### PROVIDED DATA
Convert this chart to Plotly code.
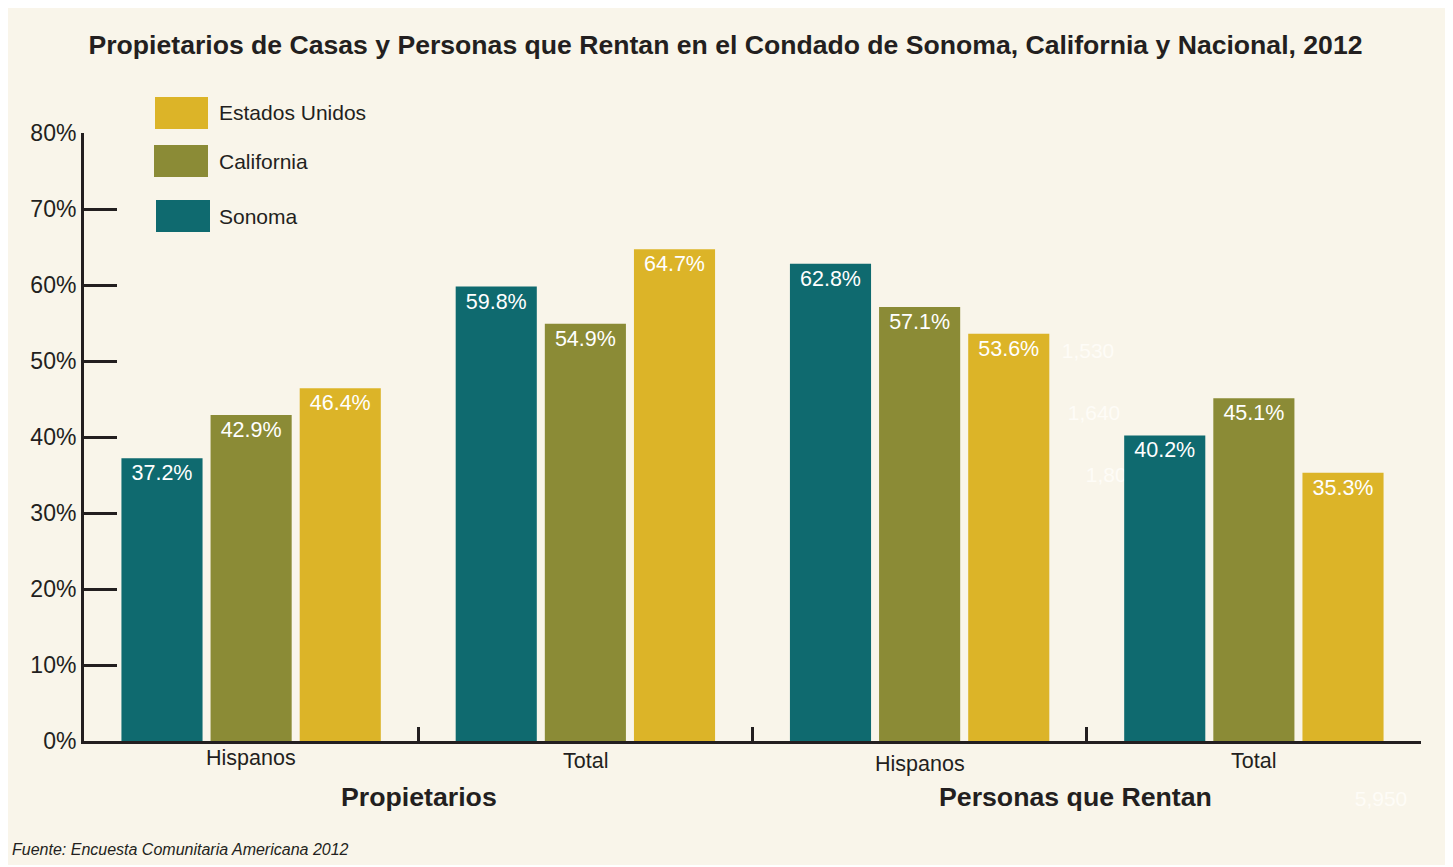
import plotly.graph_objects as go

# ---- data ----
categories = ["Hispanos", "Total", "Hispanos", "Total"]
groups = ["Propietarios", "Personas que Rentan"]
series_names = ["Sonoma", "California", "Estados Unidos"]
sonoma = [37.2, 59.8, 62.8, 40.2]
california = [42.9, 54.9, 57.1, 45.1]
estados_unidos = [46.4, 64.7, 53.6, 35.3]
y_ticks = [0, 10, 20, 30, 40, 50, 60, 70, 80]
ghost_labels = ["1,530", "1,640", "1,800", "5,950"]

# ---- style ----
OFF = 8  # page body margin offset
W, H = 1453 - OFF, 865 - OFF
L, R, T, B = 84 - OFF, 1421 - OFF, 133 - OFF, 741 - OFF
CREAM = "#f9f5ea"
DARK = "#231f20"
colors = {"Sonoma": "#0f6a6f", "California": "#8b8b36", "Estados Unidos": "#dcb428"}
FONT = "Liberation Sans, Arial, Helvetica, sans-serif"


def px(x):
    # x in page pixels -> paper
    return (x - OFF - L) / (R - L)


def py(y):
    return (B - (y - OFF)) / (B - T)


xpos = [i + 0.5 for i in range(len(categories))]

fig = go.Figure()
for name, vals in zip(series_names, [sonoma, california, estados_unidos]):
    fig.add_trace(go.Bar(
        x=xpos, y=vals, name=name,
        marker=dict(color=colors[name], line=dict(width=0)),
        text=[f"{v:.1f}%" for v in vals],
        textposition="inside", insidetextanchor="end", textangle=0,
        textfont=dict(color="white", size=21.5, family=FONT),
        showlegend=False,
    ))

shapes = []
# ghost labels (faint, behind bars)
ghost_pos = [(1088, 348), (1094, 410), (1112, 472), (1381, 796)]
for txt, (gx, gy) in zip(ghost_labels, ghost_pos):
    shapes.append(dict(type="rect", xref="paper", yref="paper", layer="below",
                       x0=px(gx - 40), x1=px(gx + 40), y0=py(gy + 12), y1=py(gy - 12),
                       fillcolor="rgba(0,0,0,0)", line=dict(width=0),
                       label=dict(text=txt, textposition="middle center",
                                  font=dict(color="#fefcf7", size=21, family=FONT))))
# legend swatches
legend_items = [("Estados Unidos", 155, 208, 97, 129),
                ("California", 154, 208, 145, 177),
                ("Sonoma", 156, 210, 200, 232)]
annotations = []
for name, x0, x1, y0, y1 in legend_items:
    shapes.append(dict(type="rect", xref="paper", yref="paper",
                       x0=px(x0), x1=px(x1), y0=py(y1), y1=py(y0),
                       fillcolor=colors[name], line=dict(width=0)))
    annotations.append(dict(xref="paper", yref="paper", x=px(217), y=py((y0 + y1) / 2),
                            text=name, showarrow=False, xanchor="left", yanchor="middle",
                            font=dict(size=21, color=DARK, family=FONT)))

# category labels
cat_y = [758, 761, 764, 761]
for xc, lab, yy in zip(xpos, categories, cat_y):
    annotations.append(dict(xref="x", yref="paper", x=xc, y=py(yy), text=lab,
                            showarrow=False, xanchor="center", yanchor="middle",
                            font=dict(size=21.5, color=DARK, family=FONT)))
# group labels
for lab, gx in zip(groups, [419, 1075]):
    annotations.append(dict(xref="paper", yref="paper", x=px(gx), y=py(797),
                            text=f"<b>{lab}</b>", showarrow=False,
                            xanchor="center", yanchor="middle",
                            font=dict(size=26.7, color=DARK, family=FONT)))
# source
annotations.append(dict(xref="paper", yref="paper", x=px(10), y=py(849),
                        text="<i>Fuente: Encuesta Comunitaria Americana 2012</i>",
                        showarrow=False, xanchor="left", yanchor="middle",
                        font=dict(size=16, color=DARK, family=FONT)))

fig.update_layout(
    width=W, height=H,
    margin=dict(l=L, r=W - R, t=T, b=H - B, pad=0),
    paper_bgcolor=CREAM, plot_bgcolor="rgba(0,0,0,0)",
    barmode="group", bargap=0.2, bargroupgap=0.09,
    title=dict(text="<b>Propietarios de Casas y Personas que Rentan en el Condado de Sonoma, California y Nacional, 2012</b>",
               x=(725.5 - OFF) / W, xref="container", xanchor="center",
               y=1 - (45 - OFF) / H, yref="container", yanchor="middle",
               font=dict(size=26.6, color=DARK, family=FONT)),
    shapes=shapes, annotations=annotations,
    showlegend=False,
    font=dict(family=FONT, color=DARK),
)
fig.update_xaxes(range=[0, 4], showgrid=False, zeroline=False,
                 showline=True, linecolor=DARK, linewidth=3,
                 tickmode="array", tickvals=[1, 2, 3, 4], showticklabels=False,
                 ticks="inside", ticklen=14, tickwidth=3, tickcolor=DARK)
fig.update_yaxes(range=[0, 80], showgrid=False, zeroline=False,
                 showline=True, linecolor=DARK, linewidth=3,
                 tickmode="array", tickvals=y_ticks, ticktext=[f"{v}%" for v in y_ticks],
                 ticks="inside", ticklen=33, tickwidth=3, tickcolor=DARK,
                 ticklabelstandoff=0,
                 tickfont=dict(size=23, color=DARK, family=FONT))

fig.write_html("out.html")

### EXERCISE GOAL
Every line from the top of the material above through the line with "import plotly.graph_objects as go" should be duplicated exactly, please; leave out the pictures.

### OUTPUT OF THE TASK
Convert this chart to Plotly code.
import plotly.graph_objects as go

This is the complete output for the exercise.